Players learned to adapt to each other, and adjust their own strategies over the weekend. Brian Kibler was set on drafting green, figuring it for an underdrafted color. He did not realize just how many other people would do the same. "At my table, this guy picked Utopia Tree over Agonizing Demise," he complained. In an unusual twist, his table ended up having five green players and only a pair of black mages.
Menno Dolstra's experience was an almost exact opposite. "Dutch players love 5CG strategy, so I expected it to be heavily drafted. I learned that it is not appreciated quite as much by the players on the Pro Tour, and might be able to go after it now."
Eric Taylor seemed much happier after the first draft on Saturday than he was during Friday's drafts. "I just learned to avoid fighting with my neighbors. I like B/R, but so do they. Fine. Let them fight for it. I will just take these W/G/U cards and be happy."
Not all the players adjusted their strategy during the course of the weekend. Most have felt that the experience of their first two drafts changed little for them. Mike Pustilnik describes his own game plan: "I feel blue is the best color in the format, so I set out to draft blue decks - be it blue-black, or blue-white. So far I succeeded in drafting blue in all of my pods."
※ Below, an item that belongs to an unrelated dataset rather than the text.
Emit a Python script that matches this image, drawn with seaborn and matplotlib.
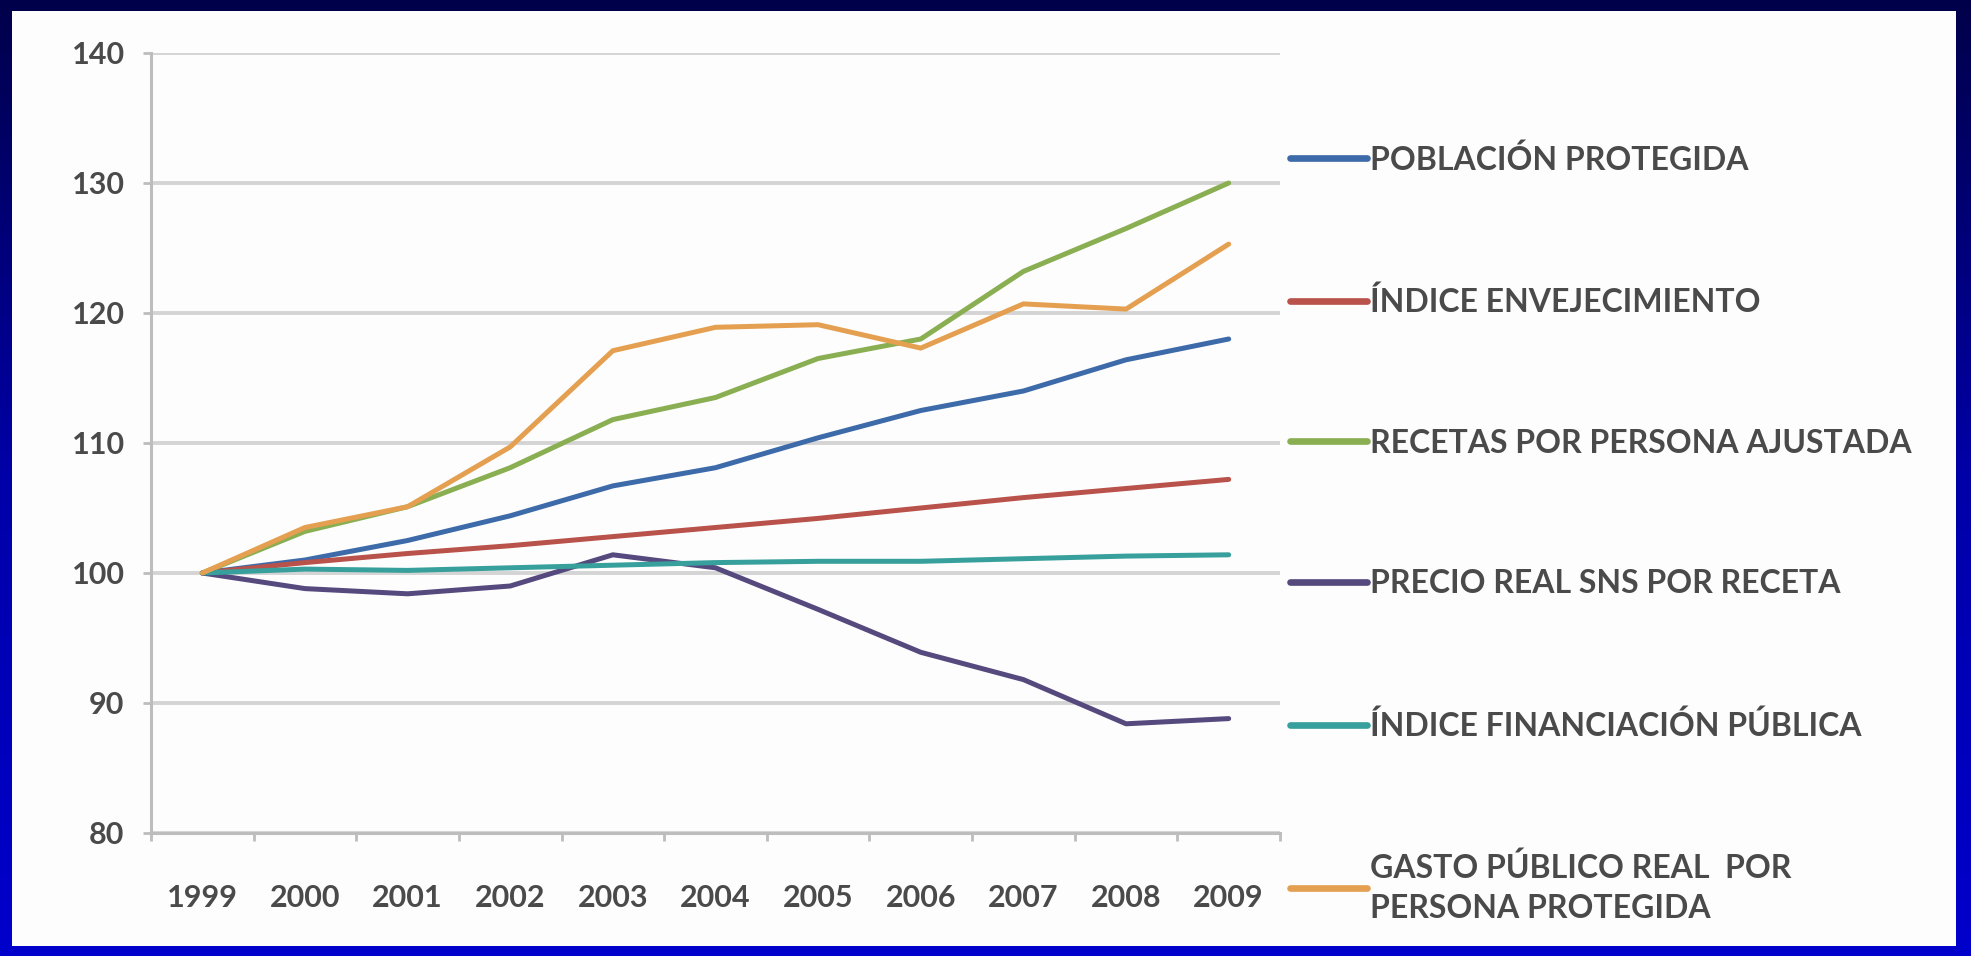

Nicolai Herzog does feel that playing on Day 2 is a bit different than playing on Day 1. "I think diplomacy will play a far higher role. When I am sitting next to other players I am familiar with, I am far more likely to cooperate with them during the draft - since I know that they will cooperate with me in turn. When I sit next to the guys I do not really know on day 1, they are far more likely to just steal my cards after I've been nice to them, so I do not try quite as hard."
Realizing the power of all the unorthodox cards is very important as well. Everyone knows that Agonizing Demise is a good card - but few players realize that Protective Sphere is a solid sideboard card. Herzog used it to win at least one match with his U/W deck, when he could not otherwise deal with an opponent's Vodalian Serpent for several turns in a row.
Players come armed with a variety of different strategies. It is a combination of solid drafting, diplomacy skills, play skill and, of course, luck that will determine the winners.